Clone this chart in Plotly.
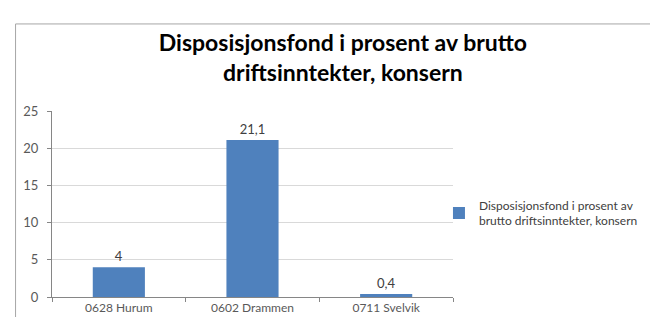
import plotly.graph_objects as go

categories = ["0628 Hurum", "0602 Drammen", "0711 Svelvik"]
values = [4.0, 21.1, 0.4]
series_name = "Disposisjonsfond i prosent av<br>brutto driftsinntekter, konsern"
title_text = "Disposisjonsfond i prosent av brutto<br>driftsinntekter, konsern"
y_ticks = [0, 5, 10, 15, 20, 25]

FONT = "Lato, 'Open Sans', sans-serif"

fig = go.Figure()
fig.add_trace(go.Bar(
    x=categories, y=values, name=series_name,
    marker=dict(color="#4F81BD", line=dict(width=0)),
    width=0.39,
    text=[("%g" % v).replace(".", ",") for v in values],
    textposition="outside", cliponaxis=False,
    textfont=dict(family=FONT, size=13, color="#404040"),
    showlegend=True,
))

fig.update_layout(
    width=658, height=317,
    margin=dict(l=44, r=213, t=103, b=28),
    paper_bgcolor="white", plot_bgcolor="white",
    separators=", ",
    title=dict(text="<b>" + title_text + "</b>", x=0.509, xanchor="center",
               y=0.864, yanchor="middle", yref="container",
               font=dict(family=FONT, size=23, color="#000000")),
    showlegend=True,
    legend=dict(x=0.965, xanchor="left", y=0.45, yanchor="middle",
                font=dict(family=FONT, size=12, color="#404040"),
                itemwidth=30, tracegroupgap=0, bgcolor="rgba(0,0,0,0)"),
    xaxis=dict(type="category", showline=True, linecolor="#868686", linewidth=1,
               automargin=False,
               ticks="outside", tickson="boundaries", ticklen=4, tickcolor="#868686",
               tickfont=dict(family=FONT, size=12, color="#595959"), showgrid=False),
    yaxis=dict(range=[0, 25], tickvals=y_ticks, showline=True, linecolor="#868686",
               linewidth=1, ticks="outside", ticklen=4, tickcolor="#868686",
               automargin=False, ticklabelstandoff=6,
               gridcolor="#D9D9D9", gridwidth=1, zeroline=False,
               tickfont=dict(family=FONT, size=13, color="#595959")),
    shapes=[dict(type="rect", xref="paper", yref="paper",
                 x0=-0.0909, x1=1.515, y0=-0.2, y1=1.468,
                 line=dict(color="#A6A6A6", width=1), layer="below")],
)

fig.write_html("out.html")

• • • • • • •

* [Exercise instructions]:
Every line from the start of the listing above through the line with "import plotly.graph_objects as go" should be repeated exactly; skip the pictures and add nothing else.

* [Answer in full]:
Clone this chart in Plotly.
import plotly.graph_objects as go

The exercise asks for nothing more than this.